Bangkok Eight by John Burdett
I can finally add to my Global Reading Challenge list, hosted by the ever-suave and encyclopedic Kerrie at Mysteries in Paradise.
Sonchai Jitpleecheep is a half-caste cop from Bangkok’s District 8 (hence the title). He and his childhood friend and partner, Pichai, are probably the only two cops not on the take in the city. In the opening scenes, they are following a US marine in his Mercedes E series, without quite knowing the reason for the close surveillance. When they finally catch up with the American, they discover he has been trapped in his car and bitten to death by a swarm of cobras and a drugged python. A few minutes later, Pichai too falls victim to one of the snakes. Sonchai is a devout Buddhist who may be intent on becoming an arhat (living saint), but only after he avenges the death of his soul-brother.
The American Embassy and the FBI get involved, of course, as does Sonchai’s corrupt but somehow likeable boss. It’s a complicated plot, exposing all of the unsavoury underbelly of the City of the Angels: prostitution, violence against women, drug smuggling, dubious jade trade and desperate poverty. And yet there is a lot of love and understanding for Thai culture here, albeit seen through the somewhat cynical eyes of an outsider, half-American and half-Thai, who never fits in completely with either culture.
What I most enjoyed about this was the singular, strong voice of the narrator.
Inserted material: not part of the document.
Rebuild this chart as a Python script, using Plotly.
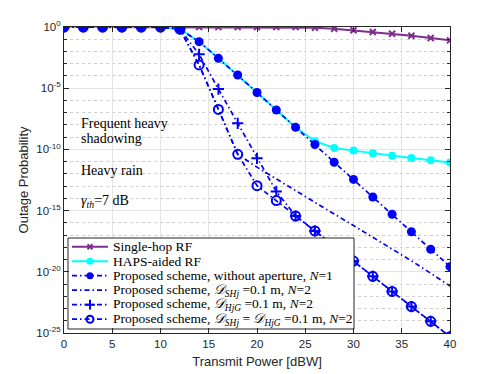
import plotly.graph_objects as go

# transmit power grid (dBW)
power = [0, 2, 4, 6, 8, 10, 12, 14, 16, 18, 20, 22, 24, 26, 28, 30, 32, 34, 36, 38, 40]

single_hop_log = [0, 0, 0, 0, 0, 0, 0, 0, 0, 0, 0, 0, 0, -0.06, -0.14, -0.27,
                  -0.41, -0.55, -0.71, -0.90, -1.09]
haps_log = [0, 0, 0, 0, 0, 0, -0.17, -1.2, -2.56, -3.92, -5.35, -6.78, -8.2,
            -9.33, -9.88, -10.1, -10.32, -10.51, -10.7, -10.89, -11.08]
no_aperture_log = [0, 0, 0, 0, 0, 0, -0.17, -1.2, -2.56, -3.92, -5.35, -6.78, -8.2,
                   -9.6, -11.05, -12.45, -13.89, -15.3, -16.73, -18.16, -19.58]
d_sh_log = [0, 0, 0, 0, 0, 0, -0.17, -3.1, -6.73, -10.4, -11.45, -12.42, -13.38,
            -14.33, -15.28, -16.22, -17.17, -18.12, -19.1, -20.12, -21.16]
d_hg_log = [0, 0, 0, 0, 0, 0, -0.17, -2.23, -5.07, -7.87, -10.73, -13.43, -15.44,
            -16.66, -17.9, -19.12, -20.37, -21.6, -22.84, -24.05, -25.3]
d_both_log = [0, 0, 0, 0, 0, 0, -0.17, -3.1, -6.73, -10.4, -12.96, -14.18, -15.44,
              -16.66, -17.9, -19.12, -20.37, -21.6, -22.84, -24.05, -25.3]

series_names = [
    "Single-hop RF",
    "HAPS-aided RF",
    "Proposed scheme, without aperture, <i>N</i>=1",
    "Proposed scheme, <i>𝒟<sub>SHj</sub></i> =0.1 m, <i>N</i>=2",
    "Proposed scheme, <i>𝒟<sub>HjG</sub></i> =0.1 m, <i>N</i>=2",
    "Proposed scheme, <i>𝒟<sub>SHj</sub></i> = <i>𝒟<sub>HjG</sub></i> =0.1 m, <i>N</i>=2",
]

ytick_exp = [0, -5, -10, -15, -20, -25]
minor_exp = list(range(-25, 1))

BLUE = "#0000FF"
PURPLE = "#7E2F8E"
CYAN = "#00FFFF"
DASH = "5px,3px,1.5px,3px"
serif = "Liberation Serif"
sans = "Liberation Sans"

# style per series: line, marker (None = no marker), marker size in the key
styles = [
    (dict(color=PURPLE, width=2),
     dict(symbol="x-thin", size=6, color=PURPLE, line=dict(color=PURPLE, width=2)), 5),
    (dict(color=CYAN, width=2), dict(symbol="circle", size=8, color=CYAN), 7),
    (dict(color=BLUE, width=1.7, dash=DASH), dict(symbol="circle", size=9, color=BLUE), 7),
    (dict(color=BLUE, width=1.7, dash=DASH), None, 0),
    (dict(color=BLUE, width=1.7, dash=DASH),
     dict(symbol="cross-thin", size=8, color=BLUE, line=dict(color=BLUE, width=2)), 7),
    (dict(color=BLUE, width=1.7, dash=DASH),
     dict(symbol="circle-open", size=9, color=BLUE, line=dict(color=BLUE, width=2)), 7),
]
all_logs = [single_hop_log, haps_log, no_aperture_log, d_sh_log, d_hg_log, d_both_log]


def lin(vals):
    return [10 ** v for v in vals]


fig = go.Figure()
for name, vals, (line, marker, _) in zip(series_names, all_logs, styles):
    fig.add_trace(go.Scatter(
        x=power, y=lin(vals), name=name,
        mode="lines+markers" if marker else "lines",
        line=line, marker=marker or {}, showlegend=False,
    ))

# compact legend drawn on an overlay axis measured in plot pixels
PLOT_W, PLOT_H = 386, 306
box_x0, box_x1, box_y0, box_y1 = 4, 290, 4, 95
row_top, row_step = 86.3, 14.5
fig.add_trace(go.Scatter(
    x=[box_x0, box_x1, box_x1, box_x0, box_x0],
    y=[box_y0, box_y0, box_y1, box_y1, box_y0],
    mode="lines", fill="toself", fillcolor="white",
    line=dict(color="#262626", width=1),
    xaxis="x2", yaxis="y2", showlegend=False, hoverinfo="skip",
))
for i, (name, (line, marker, key_size)) in enumerate(zip(series_names, styles)):
    yk = row_top - i * row_step
    fig.add_trace(go.Scatter(
        x=[8, 44], y=[yk, yk], mode="lines", line=line,
        xaxis="x2", yaxis="y2", showlegend=False, hoverinfo="skip",
    ))
    if marker:
        m = dict(marker)
        m["size"] = key_size
        fig.add_trace(go.Scatter(
            x=[26], y=[yk], mode="markers", marker=m,
            xaxis="x2", yaxis="y2", showlegend=False, hoverinfo="skip",
        ))
    fig.add_annotation(text=name, x=47 / PLOT_W, y=yk / PLOT_H, xref="paper", yref="paper",
                       xanchor="left", yanchor="middle", showarrow=False,
                       font=dict(family=serif, size=13.5, color="black"))

notes = [
    ("Frequent heavy", 0.686),
    ("shadowing", 0.637),
    ("Heavy rain", 0.531),
    ("<i>γ<sub>th</sub></i>=7 dB", 0.43),
]
for txt, yp in notes:
    fig.add_annotation(text=txt, x=0.04, y=yp, xref="paper", yref="paper",
                       xanchor="left", yanchor="middle", showarrow=False,
                       font=dict(family=serif, size=14, color="black"))

axis_common = dict(
    showline=True, linecolor="#262626", linewidth=1, mirror="ticks",
    ticks="inside", ticklen=5, tickcolor="#262626",
    gridcolor="#e3e3e3", gridwidth=1, zeroline=False, automargin=False,
    tickfont=dict(family=sans, size=11.5, color="#262626"),
)

fig.update_xaxes(
    range=[0, 40], tickvals=list(range(0, 41, 5)),
    title=dict(text="Transmit Power [dBW]", standoff=8,
               font=dict(family=sans, size=13, color="#262626")),
    **axis_common,
)
fig.update_yaxes(
    type="log", range=[-25, 0],
    tickvals=[10 ** e for e in ytick_exp],
    ticktext=["10<sup>%d</sup>" % e for e in ytick_exp],
    minor=dict(tickvals=[10 ** e for e in minor_exp], showgrid=True,
               gridcolor="#d0d0d0", griddash="dot", ticks="inside",
               ticklen=3, tickcolor="#262626"),
    title=dict(text="Outage Probability", standoff=4,
               font=dict(family=sans, size=13, color="#262626")),
    **axis_common,
)

# the page body adds an 8px offset, so margins are trimmed to match
fig.update_layout(
    width=490, height=366,
    margin=dict(l=56, r=48, t=19, b=41),
    plot_bgcolor="white", paper_bgcolor="white",
    showlegend=False,
    xaxis2=dict(overlaying="x", range=[0, PLOT_W], visible=False, fixedrange=True),
    yaxis2=dict(overlaying="y", range=[0, PLOT_H], visible=False, fixedrange=True),
)

fig.write_html("out.html")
He makes you enter a largely unfamiliar world with such aplomb, that you are completely on his side. I cannot judge how accurate Burdett’s portrayal of Thailand is (I hope it is exaggerated), but while we have Sonchai’s compelling voice haranguing us farangs (foreigners), it is completely believable. And I can’t get enough of his wily mother Nong, a retired prostitute ready to open a go-go club for the Third Age.
Exotic and quite distressing in places, it is a book best read before and after some calmer, cosier pieces, but I wouldn’t have wanted to miss it for the world.